Negotiations over the issue have been ongoing for months, but senators have yet to reach a resolution to the impasse, Sen. James Inhofe (R-Okla.), chairman of the Senate Environment and Public Works Committee, told Bloomberg BNA.
“Unfortunately, people get backed into a corner, and things don't get done the way they should,” Inhofe said.
Still he expressed optimism the legislation would receive a vote, saying “we gotta get it done.”
The bill, which is supported by companies such as DuPont, 3M, and Dow Chemical Co., would require the Environmental Protection Agency for the first time to assess the safety of chemicals in commerce and assure their safety before being allowed to enter commerce.
The legislation is supported by 60 senators and has the support of Senate Majority Leader Mitch McConnell (R-Ky.), who said in early October he still wanted to bring the bill to the floor for a vote (39 CRR 1258, 10/26/15).
But overcoming the objections of Burr and Ayotte would require using up multiple days of Senate floor time and comes as the chamber still must consider legislation to fund the federal government, among other high priority bills.
The LWCF, which uses oil and gas royalties for recreation and conservation projects and expired at the end of September, has proven to be a thorny issue since it faces opposition from some House conservatives.
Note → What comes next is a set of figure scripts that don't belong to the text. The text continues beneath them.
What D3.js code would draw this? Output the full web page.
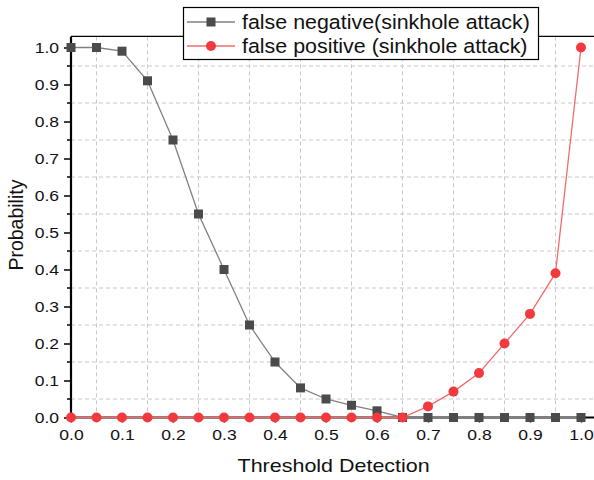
<!DOCTYPE html>
<html>
<head>
<meta charset="utf-8">
<script src="https://cdn.jsdelivr.net/npm/d3@7"></script>
<style>
  html, body { margin: 0; padding: 0; background: #fff; }
  svg { display: block; font-family: "Liberation Sans", Arial, sans-serif; }
</style>
</head>
<body>
<svg id="chart" width="594" height="480"></svg>
<script>
// Threshold values on the x axis
const thresholds = [0.0, 0.05, 0.1, 0.15, 0.2, 0.25, 0.3, 0.35, 0.4, 0.45, 0.5,
                    0.55, 0.6, 0.65, 0.7, 0.75, 0.8, 0.85, 0.9, 0.95, 1.0];
// Probability of a false negative for each threshold
const falseNegative = [1.0, 1.0, 0.99, 0.91, 0.75, 0.55, 0.40, 0.25, 0.15, 0.08, 0.05,
                       0.033, 0.018, 0.0, 0.0, 0.0, 0.0, 0.0, 0.0, 0.0, 0.0];
// Probability of a false positive for each threshold
const falsePositive = [0.0, 0.0, 0.0, 0.0, 0.0, 0.0, 0.0, 0.0, 0.0, 0.0, 0.0,
                       0.0, 0.0, 0.0, 0.03, 0.07, 0.12, 0.20, 0.28, 0.39, 1.0];
const seriesNames = ["false negative(sinkhole attack)", "false positive (sinkhole attack)"];
const tickValues = [0.0, 0.1, 0.2, 0.3, 0.4, 0.5, 0.6, 0.7, 0.8, 0.9, 1.0];
const gridValues = [0.05, 0.15, 0.25, 0.35, 0.45, 0.55, 0.65, 0.75, 0.85, 0.95];

const svg = d3.select("#chart");
const plotLeft = 71, plotBottom = 417.5;
const WIDEN = 1.13; // horizontal widening applied to upright text

// widen a text selection horizontally by a fixed factor
function widen(sel, k) {
  sel.each(function () {
    const len = this.getComputedTextLength();
    d3.select(this).attr("textLength", len * k).attr("lengthAdjust", "spacingAndGlyphs");
  });
}

const x = d3.scaleLinear().domain([0, 1.03]).range([plotLeft, plotLeft + 510 * 1.03]);
const y = d3.scaleLinear().domain([0, 1.03]).range([plotBottom, plotBottom - 370 * 1.03]);

const g = svg.append("g");

// dashed grid lines between the major ticks
g.append("g").selectAll("line").data(gridValues).join("line")
  .attr("x1", d => x(d)).attr("x2", d => x(d))
  .attr("y1", y(1.03)).attr("y2", plotBottom)
  .attr("stroke", "#c8c8c8").attr("stroke-width", 1).attr("stroke-dasharray", "4,3");
g.append("g").selectAll("line").data(gridValues).join("line")
  .attr("y1", d => y(d)).attr("y2", d => y(d))
  .attr("x1", plotLeft).attr("x2", x(1.03))
  .attr("stroke", "#c8c8c8").attr("stroke-width", 1).attr("stroke-dasharray", "4,3");

// top frame line
g.append("line")
  .attr("x1", plotLeft).attr("x2", x(1.03))
  .attr("y1", y(1.03)).attr("y2", y(1.03))
  .attr("stroke", "#000").attr("stroke-width", 1.3);

// y axis with minor ticks
const yAxis = g.append("g").attr("transform", `translate(${plotLeft},0)`)
  .call(d3.axisLeft(y).tickValues(tickValues).tickFormat(d3.format(".1f")).tickSize(7).tickPadding(5));
yAxis.append("g").selectAll("line").data(gridValues).join("line")
  .attr("x1", -4).attr("x2", 0).attr("y1", d => y(d)).attr("y2", d => y(d))
  .attr("stroke", "#000").attr("stroke-width", 1.5);

// x axis
const xAxis = g.append("g").attr("transform", `translate(0,${plotBottom})`)
  .call(d3.axisBottom(x).tickValues(tickValues).tickFormat(d3.format(".1f")).tickSize(5).tickPadding(6));

[yAxis, xAxis].forEach(a => {
  a.select(".domain").attr("stroke", "#000").attr("stroke-width", 2.2);
  a.selectAll(".tick line").attr("stroke", "#000").attr("stroke-width", 1.5);
  a.selectAll(".tick text").attr("font-size", 15.5).attr("fill", "#111")
    .attr("font-family", "'Liberation Sans', Arial, sans-serif");
  widen(a.selectAll(".tick text"), WIDEN);
});
yAxis.select(".domain").attr("d", `M0,${plotBottom}V${y(1.03)}`);
xAxis.select(".domain").attr("d", `M${plotLeft},0H${x(1.03)}`);

// axis titles
const xTitle = svg.append("text")
  .attr("x", x(0.515)).attr("y", 472)
  .attr("text-anchor", "middle").attr("font-size", 19).attr("fill", "#111")
  .text("Threshold Detection");
widen(xTitle, WIDEN);
svg.append("text")
  .attr("transform", `translate(23,${y(0.52)}) rotate(-90)`)
  .attr("text-anchor", "middle").attr("font-size", 19.5).attr("fill", "#111")
  .text("Probability");

const line = d3.line().x(d => x(d[0])).y(d => y(d[1]));
const fnData = thresholds.map((t, i) => [t, falseNegative[i]]);
const fpData = thresholds.map((t, i) => [t, falsePositive[i]]);

const greyLine = "#808080", greyMark = "#4b4b4b";
const redLine = "#f26b6b", redMark = "#f23a3e";
const sq = 9, rad = 5;

// false negative series
g.append("path").datum(fnData).attr("d", line)
  .attr("fill", "none").attr("stroke", greyLine).attr("stroke-width", 1.3);
g.append("g").selectAll("rect").data(fnData).join("rect")
  .attr("x", d => x(d[0]) - sq / 2).attr("y", d => y(d[1]) - sq / 2)
  .attr("width", sq).attr("height", sq).attr("fill", greyMark);

// false positive series
g.append("path").datum(fpData).attr("d", line)
  .attr("fill", "none").attr("stroke", redLine).attr("stroke-width", 1.3);
g.append("g").selectAll("circle").data(fpData).join("circle")
  .attr("cx", d => x(d[0])).attr("cy", d => y(d[1])).attr("r", rad)
  .attr("fill", redMark);

// legend
const lg = svg.append("g");
lg.append("rect").attr("x", 183.5).attr("y", 7.5).attr("width", 355).attr("height", 52)
  .attr("fill", "#fff").attr("stroke", "#000").attr("stroke-width", 1.2);
const rows = [
  { name: seriesNames[0], line: greyLine, mark: greyMark, shape: "square", yy: 22, base: 29 },
  { name: seriesNames[1], line: redLine, mark: redMark, shape: "circle", yy: 46, base: 52.5 }
];
rows.forEach(r => {
  lg.append("line").attr("x1", 187).attr("x2", 235).attr("y1", r.yy).attr("y2", r.yy)
    .attr("stroke", r.line).attr("stroke-width", 1.3);
  if (r.shape === "square") {
    lg.append("rect").attr("x", 211 - sq / 2).attr("y", r.yy - sq / 2)
      .attr("width", sq).attr("height", sq).attr("fill", r.mark);
  } else {
    lg.append("circle").attr("cx", 211).attr("cy", r.yy).attr("r", rad).attr("fill", r.mark);
  }
  const t = lg.append("text").attr("x", 242).attr("y", r.base)
    .attr("font-size", 19.3).attr("fill", "#111").text(r.name);
  widen(t, 1.11);
});
</script>
</body>
</html>
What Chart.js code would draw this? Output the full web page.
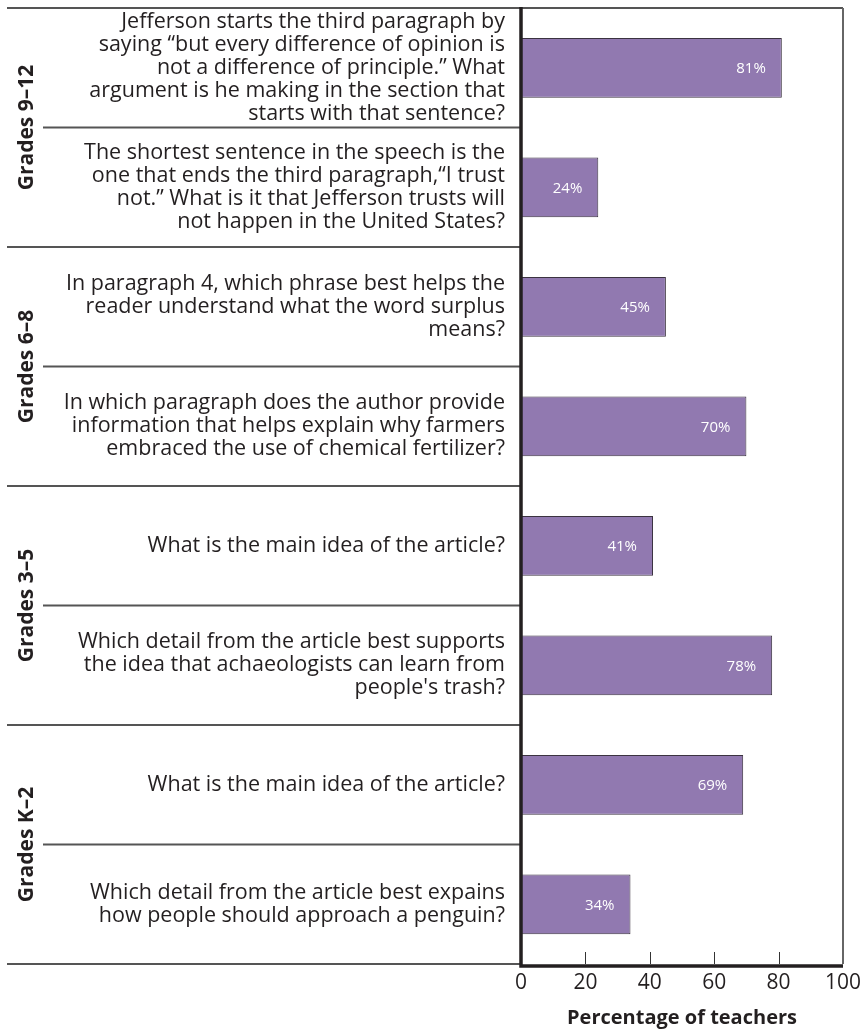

Burr said he believed there was “still a chance” a deal on reauthorizing the fund could be worked out and the Senate could vote on S. 697 this year.
“We might stick LWCF in something else, or we may come to an agreement where we do LWCF as an amendment [to S. 697] and then take it out of it after we pass it and let TSCA go to conference all alone,” Burr told reporters. “I think there are a lot of iterations that you can do.”
Still at present, Burr said, “I think we are to some degree at loggerheads.”